A local paper, the Cambridge Daily News (25 October 1949), agreed that the film was both artistic and effective for a mass audience: "Don't be misled by any high-falutin' ideas you might have conjured-up about Mr. Reed. Certainly he is a director who believes in the cinema as a medium of artistic expression... but at the same time he has not missed the beat of the public's pulse."

The same theme was taken up in The Mail (2 September 1949): "What is the secret of this man [Reed], who has the approval of the highbrows... and still gives the ninepennies a storming entertainment?"

The London Standard (1 September 1949) summed up the general view: "Once again Carol Reed, our finest director, has hit the jackpot..."

The enthusiasm carried over into popular and professional magazines:

In the mass-market Woman (5 November 1949), Freda Bruce Lockhart trilled that "it will hold you spellbound from beginning to end".

Vogue (October 1949), also overwhelmingly aimed at a female readership, stated that the film "justifies all hopes... a dazzling effort". Its unnamed reviewer proved to be both an en eloquent and an incisive reviewer: "Over it all spreads the melancholy, inert beauty of a ruined city, passive on the surface, twitching with uneasy life underneath, always waiting for something to happen."

More male-oriented publications were soberer in their tone, but similarly full of praise.

In the political weekly The New Statesman (10 September 1949) William Whitebait wrote: "The worst that could be said of The Third Man is that at its weakest moment it is a thriller that enormously thrills."

'Abacus', in the stiff-necked Schoolmaster (27 October 1949), declared The Third Man "a film we can proudly bequeath to critics of 1999."

In the mainstream US press in the first week of February 1950 the response was equally warm:

"Probably American filmgoers' best of 1950" (Time) "Carol Reed is a picture Titan of genius. This is pioneer potography and story-telling" (New York Daily Mirror) "Profoundly satisfying" (New York Post) "A stunning production" (New York Daily News).

Dissenting voices were very rare, but there were some.

The British communist paper The Daily Worker (3 September 1949), for instance, lamented that "no effort is spared to make the Soviet authorities as sinister and unsympathetic as possible".

In the specialist film press reviews were of course more analytic but still prone to fulsome praise.

"Camera work on an exceptionally high plane, and in his painstaking direction Carol Reed lives up to his high reputation" (Variety, 7 September 1949).

"Stylistically, The Third Man is Reed's most impressive film," wrote 'G. L.' (probably the now-eminent writer Gavin Lambert) in the Monthly Film Bulletin (30 September 1949).

Ferncz Gunczy spoke of "an unforgettable film achievement" in Films in Review (March 1950).

It's interesting, however, that the critics who most qualified their admiration for The Third Man were also some of the most eminent. Among them were Britain's two most notable female critics.

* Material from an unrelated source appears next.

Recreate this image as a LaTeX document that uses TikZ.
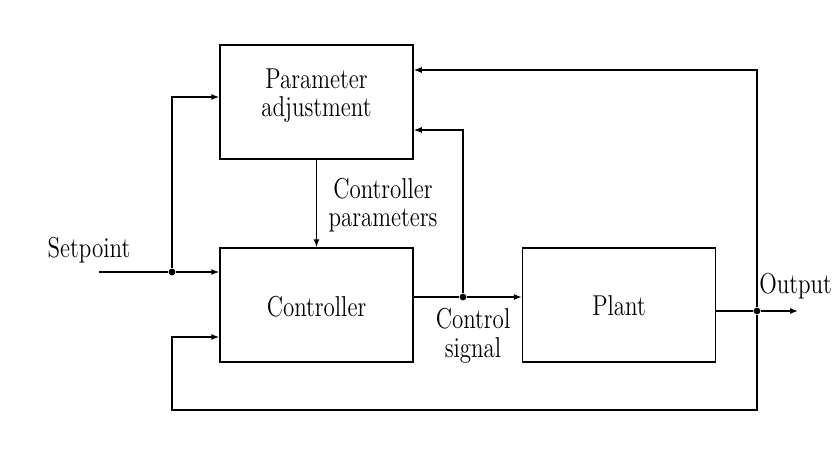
\documentclass[tikz,border=0pt]{standalone}
\usetikzlibrary{arrows.meta}
\newcommand\tx[1]{\scalebox{1}[1.25]{\fontsize{11.5}{10.8}\selectfont\begin{tabular}[b]{@{}c@{}}#1\end{tabular}}}
\begin{document}
\begin{tikzpicture}[x=0.5pt,y=-0.5pt,
  blk/.style={draw,line width=0.75pt,minimum width=96.5pt,minimum height=57pt,inner sep=0pt},
  lbl/.style={inner sep=0pt,anchor=base},
  con/.style={line width=0.65pt,-{Latex[length=4pt,width=3pt]}},
  ln/.style={line width=0.65pt},
  dot/.style={circle,fill,inner sep=0pt,minimum size=3.4pt}]
\useasboundingbox (0,0) rectangle (832,455);
\node[blk] (pa) at (316.5,102) {};
\node[blk] (ct) at (316.5,305) {};
\node[blk] (pl) at (619,305) {};
\node[lbl] (tpa) at (316.5,117) {\tx{Parameter\\adjustment}};
\node[lbl] (tct) at (316.5,316) {\tx{Controller}};
\node[lbl] (tpl) at (619,315) {\tx{Plant}};
\coordinate (sp) at (99,272);
\node[dot] (j1) at (172,272) {};
\node[dot] (j2) at (463,297) {};
\node[dot] (j3) at (757,311) {};
\coordinate (out) at (798,311);
\coordinate (b1) at (757,410);
\coordinate (b2) at (172,410);
\coordinate (t1) at (757,70);
% setpoint
\draw[ln] (sp) -- (j1);
\draw[con] (j1) -- (172,97) -- (pa.west |- 0,97);
\draw[con] (j1) -- (ct.west |- j1);
% param -> controller
\draw[con] (pa.south) -- (ct.north);
% control signal
\draw[ln] (ct.east |- j2) -- (j2);
\draw[con] (j2) -- (pl.west |- j2);
\draw[con] (j2) -- (463,130) -- (pa.east |- 0,130);
% output
\draw[ln] (pl.east |- j3) -- (j3);
\draw[con] (j3) -- (out);
\draw[con] (j3) -- (b1) -- (b2) -- (172,337) -- (ct.west |- 0,337);
\draw[con] (j3) -- (t1) -- (pa.east |- t1);
% labels
\node[lbl] (lsp) at (89,257) {\tx{Setpoint}};
\node[lbl] (lcp) at (383,226) {\tx{Controller\\parameters}};
\node[lbl] (lcs) at (473,357) {\tx{Control\\signal}};
\node[lbl,anchor=base west] (lout) at (759,293) {\tx{Output}};
\end{tikzpicture}
\end{document}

Dilys Powell wrote in The Sunday Times: "It is, I suppose, because Reed's exceptional talent leads one to expect miracles that I feel a shade of disappointment at the reappearance of the familiar trick and the familiar situation" (4 September 1949).

C. A. Lejeune used a similar phrase: "Mr. Reed has never before elaborated his style so desperately, nor used so many tricks in the presentation of a film" (The Observer, 4 September 1949).

The suggestion of trickery echoed across the Atlantic: it was also made by Bosley Crowther, the Grand Old Man of American film reviewing:

"It is just a bang-up melodrama, designed to excite and entertain.... Mr. Reed has brilliantly packaged the whole bag of his cinematic tricks" (New York Times, 3 February 1950).